PROBLEM DETAILS: Copy exactly the lines from the start of the material through the line with "import pandas as pd". Pictures stay out of the copy.
-------
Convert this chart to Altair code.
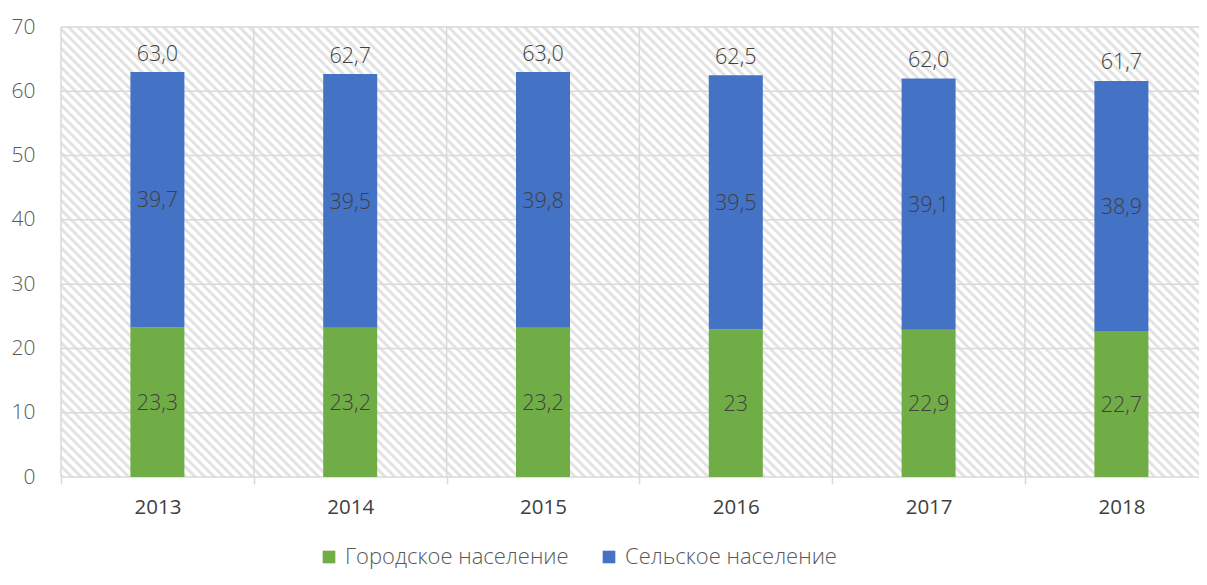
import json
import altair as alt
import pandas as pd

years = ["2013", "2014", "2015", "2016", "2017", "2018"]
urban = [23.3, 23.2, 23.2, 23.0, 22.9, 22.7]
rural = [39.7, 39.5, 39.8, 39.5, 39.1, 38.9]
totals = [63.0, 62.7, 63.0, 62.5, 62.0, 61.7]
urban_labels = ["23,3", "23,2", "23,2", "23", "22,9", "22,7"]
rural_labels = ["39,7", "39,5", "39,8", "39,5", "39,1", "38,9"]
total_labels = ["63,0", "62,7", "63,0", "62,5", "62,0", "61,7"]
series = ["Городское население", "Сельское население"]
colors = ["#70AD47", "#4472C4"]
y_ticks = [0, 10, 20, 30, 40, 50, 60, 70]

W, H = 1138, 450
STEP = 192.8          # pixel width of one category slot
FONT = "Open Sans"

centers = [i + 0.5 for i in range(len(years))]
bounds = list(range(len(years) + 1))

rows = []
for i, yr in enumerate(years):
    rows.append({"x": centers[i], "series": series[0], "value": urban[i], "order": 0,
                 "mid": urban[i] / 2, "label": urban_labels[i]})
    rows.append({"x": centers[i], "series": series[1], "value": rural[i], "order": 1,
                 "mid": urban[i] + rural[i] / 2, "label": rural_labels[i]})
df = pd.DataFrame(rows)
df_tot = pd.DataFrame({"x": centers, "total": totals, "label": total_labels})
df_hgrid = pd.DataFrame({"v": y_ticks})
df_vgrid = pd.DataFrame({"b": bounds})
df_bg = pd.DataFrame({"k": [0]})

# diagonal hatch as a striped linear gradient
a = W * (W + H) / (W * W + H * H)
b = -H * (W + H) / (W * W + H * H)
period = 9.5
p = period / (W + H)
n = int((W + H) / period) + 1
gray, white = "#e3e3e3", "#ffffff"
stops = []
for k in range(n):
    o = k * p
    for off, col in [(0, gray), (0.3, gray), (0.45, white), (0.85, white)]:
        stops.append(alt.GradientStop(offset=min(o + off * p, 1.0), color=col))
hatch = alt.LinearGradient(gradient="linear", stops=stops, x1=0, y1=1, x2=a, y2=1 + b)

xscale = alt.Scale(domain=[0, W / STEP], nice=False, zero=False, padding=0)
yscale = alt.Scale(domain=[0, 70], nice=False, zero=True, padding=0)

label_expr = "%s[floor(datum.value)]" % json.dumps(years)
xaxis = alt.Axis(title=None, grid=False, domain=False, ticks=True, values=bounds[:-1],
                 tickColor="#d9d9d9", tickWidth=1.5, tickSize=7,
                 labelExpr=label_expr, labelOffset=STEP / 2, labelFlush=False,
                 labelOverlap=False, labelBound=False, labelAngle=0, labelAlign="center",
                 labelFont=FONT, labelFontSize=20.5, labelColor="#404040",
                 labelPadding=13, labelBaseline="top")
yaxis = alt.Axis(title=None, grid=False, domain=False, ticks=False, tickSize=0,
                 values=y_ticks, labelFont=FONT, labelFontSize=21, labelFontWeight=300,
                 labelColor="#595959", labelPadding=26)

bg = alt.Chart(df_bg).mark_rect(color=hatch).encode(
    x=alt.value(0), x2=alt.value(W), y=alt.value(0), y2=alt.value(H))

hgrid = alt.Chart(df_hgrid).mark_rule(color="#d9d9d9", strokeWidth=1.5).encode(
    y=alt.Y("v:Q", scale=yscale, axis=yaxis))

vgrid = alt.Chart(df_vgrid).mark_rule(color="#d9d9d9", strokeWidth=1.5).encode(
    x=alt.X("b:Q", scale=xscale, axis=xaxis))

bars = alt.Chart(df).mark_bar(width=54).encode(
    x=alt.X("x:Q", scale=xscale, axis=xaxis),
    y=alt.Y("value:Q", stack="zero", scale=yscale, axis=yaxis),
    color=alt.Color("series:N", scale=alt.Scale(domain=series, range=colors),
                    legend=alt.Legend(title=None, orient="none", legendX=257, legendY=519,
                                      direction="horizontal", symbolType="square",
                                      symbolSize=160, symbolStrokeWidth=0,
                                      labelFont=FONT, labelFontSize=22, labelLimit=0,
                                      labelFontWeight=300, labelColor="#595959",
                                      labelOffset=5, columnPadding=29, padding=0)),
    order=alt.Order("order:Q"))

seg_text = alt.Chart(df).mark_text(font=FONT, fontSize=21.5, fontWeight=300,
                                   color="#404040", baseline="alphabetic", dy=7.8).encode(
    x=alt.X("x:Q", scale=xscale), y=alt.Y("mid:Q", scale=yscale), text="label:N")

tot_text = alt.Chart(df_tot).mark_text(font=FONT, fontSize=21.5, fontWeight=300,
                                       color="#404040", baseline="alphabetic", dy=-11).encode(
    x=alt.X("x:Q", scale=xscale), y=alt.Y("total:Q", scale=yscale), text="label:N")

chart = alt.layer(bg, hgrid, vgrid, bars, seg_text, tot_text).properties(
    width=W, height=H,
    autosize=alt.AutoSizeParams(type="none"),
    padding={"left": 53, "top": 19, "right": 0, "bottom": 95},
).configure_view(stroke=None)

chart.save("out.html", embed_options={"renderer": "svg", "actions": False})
-------
OUTPUT BELOW:
Convert this chart to Altair code.
import json
import altair as alt
import pandas as pd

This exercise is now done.